Se la patologia psichica di Campana non è comunque un fatto su cui si possa discutere, o meglio quella che nel tempo si manifesta gradualmente come tale e che ha avuto però diversi stadi e contro la quale Campana mostra anche di aver strenuamente combattuto, cercando nell’opera quell’equilibrio che la follia incipiente sembrava volergli sottrarre, è altrettanto certo che l’ambiente o meglio gli ambienti (famiglia, scuola, società civile e letteraria) nei quali egli si muove non dimostrano certo quella normalità la cui mancanza viene a Dino rimproverata; o forse si potrebbe dire che al loro interno si osserva una non troppo diversa disposizione allo squilibrio.
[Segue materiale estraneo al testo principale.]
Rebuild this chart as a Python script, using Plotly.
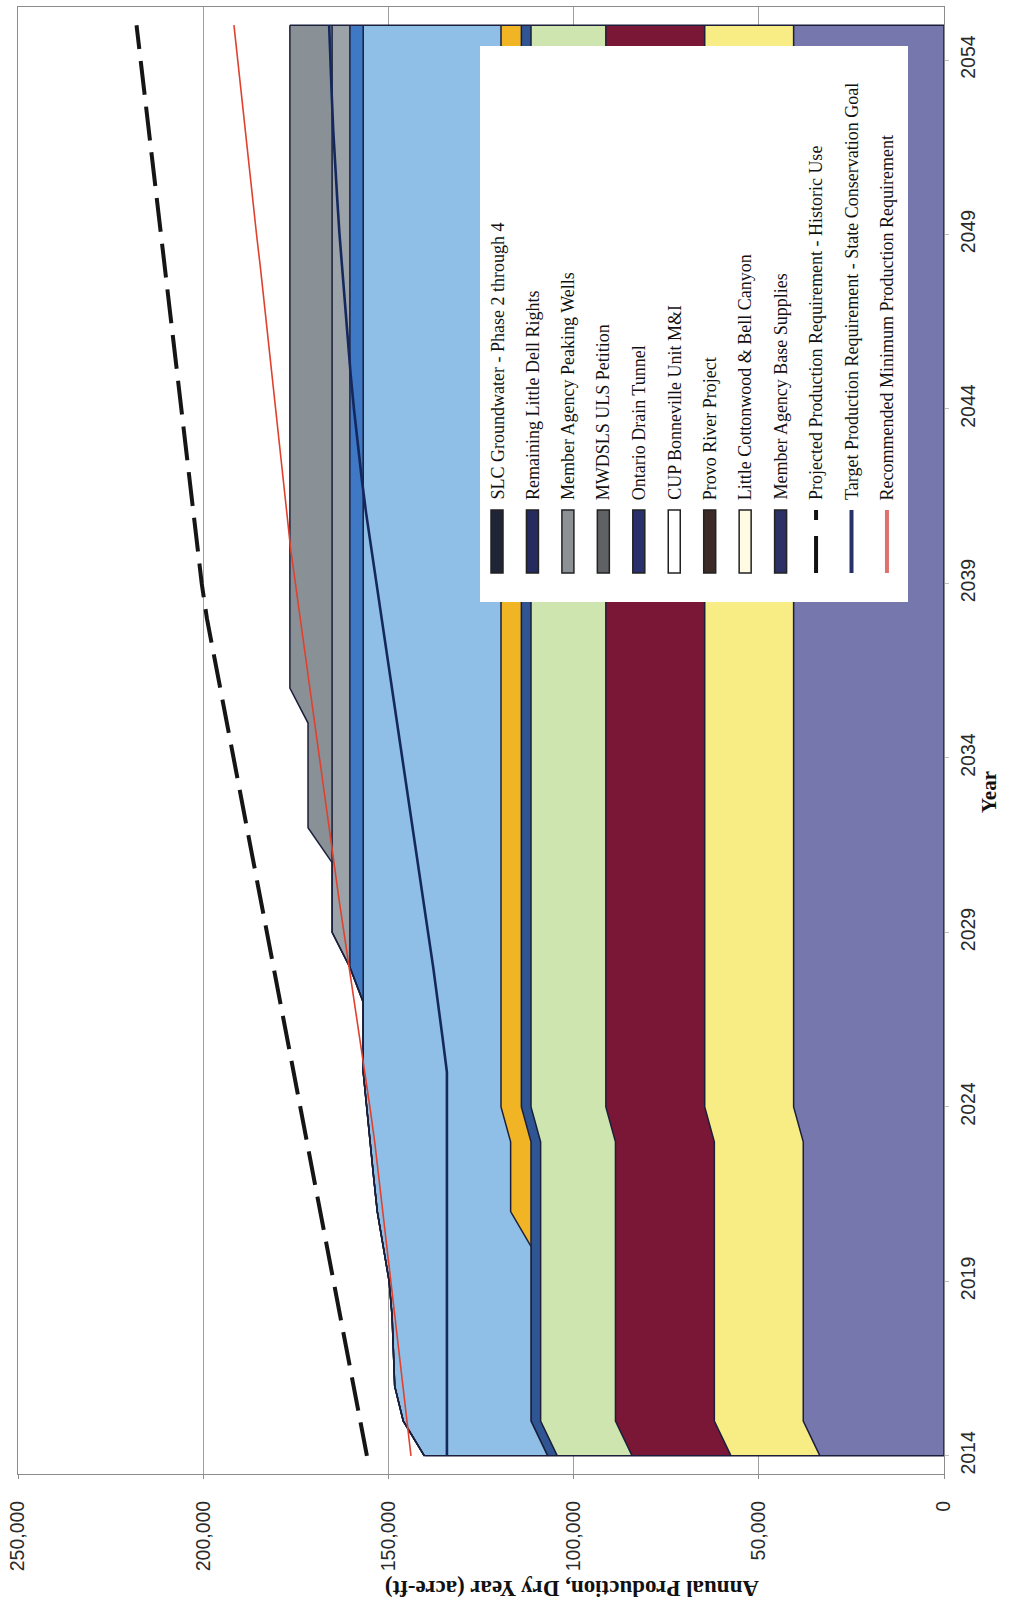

Un esempio fra tutti è dato da Giovanni Papini, assieme ad Ardengo Soffici una delle star letterarie dell’epoca, “fra i più assidui nell’affibbiare a Campana la patente di pazzo”, che poteva arrivare a dire, fin dallo scoppio della guerra, “esaltato dalla possibilità di poter sfogare pubblicamente e con tanto di legittimazione politica, tutto il suo provatissimo, inveterato, feroce odio per l’umanità” che “ci voleva un caldo bagno di sangue dopo tanti umidicci e tiepidumi di latte materno e di lacrime fraterne”, e, di più, poteva scandire: “amiamo la guerra e assaporiamola da buongustai finché dura”. Così che, continua Turchetta, “una volta di più viene da chiedersi dove sia il confine tra i sani (come era ritenuto Papini) e i malati di mente”. D’altro canto, “Campana invece non condivide per nulla questa esaltazione e mostra ancora una volta proprio nei giorni dell’interventismo più bieco e spudorato, una lucidità che pochi all’epoca potevano vantare”.

Ma ci sono due temi, tra i tanti che attraversano il libro, che vogliamo citare. Il primo lo si può riassumere nella considerazione per nulla ovvia che la poesia degli Orfici è “un mondo dove l’angoscia o meglio la lacerazione, la perdita, il lutto, convivono sempre con l’estasi, con la gioia, con un’ambigua felicità che a sua volta di nuovo si fa tragedia e così via”. La poesia di Campana esprime insomma un’ambivalenza, della quale è stato quasi sempre evidenziato il solo lato tragico, forse perché più funzionale alla costruzione del personaggio del “poeta maledetto”.  

Il secondo è che i CO nella loro “costante tensione verso un limite sempre oltrepassato e sempre irraggiungibile, sono in profonda sintonia con le dinamiche dell’esperienza e della coscienza della modernità. […] Proprio perché nei suoi testi tutto è instabile e dinamico, egli riesce a dare forma poetica, come pochi altri, allo sradicamento e persino alla fluidificazione dell’identità dell’uomo moderno […]”.

E concludiamo con una nota che fa balzare la figura di Campana direttamente nel nostro tempo, come nel fotogramma finale di un film in cui il personaggio guardi di colpo in macchina, ci corra incontro e salti verso di noi, bloccato all’ultimo dal fermo immagine: “davvero non si è insistito abbastanza sul fatto che il Campana vagabondo, sempre alla ricerca di lavoretti per sopravvivere, è anche un emigrante, emarginato, qualche volta clandestino, sempre precario, come tanti, come troppi, sempre di più, e in sempre più luoghi”.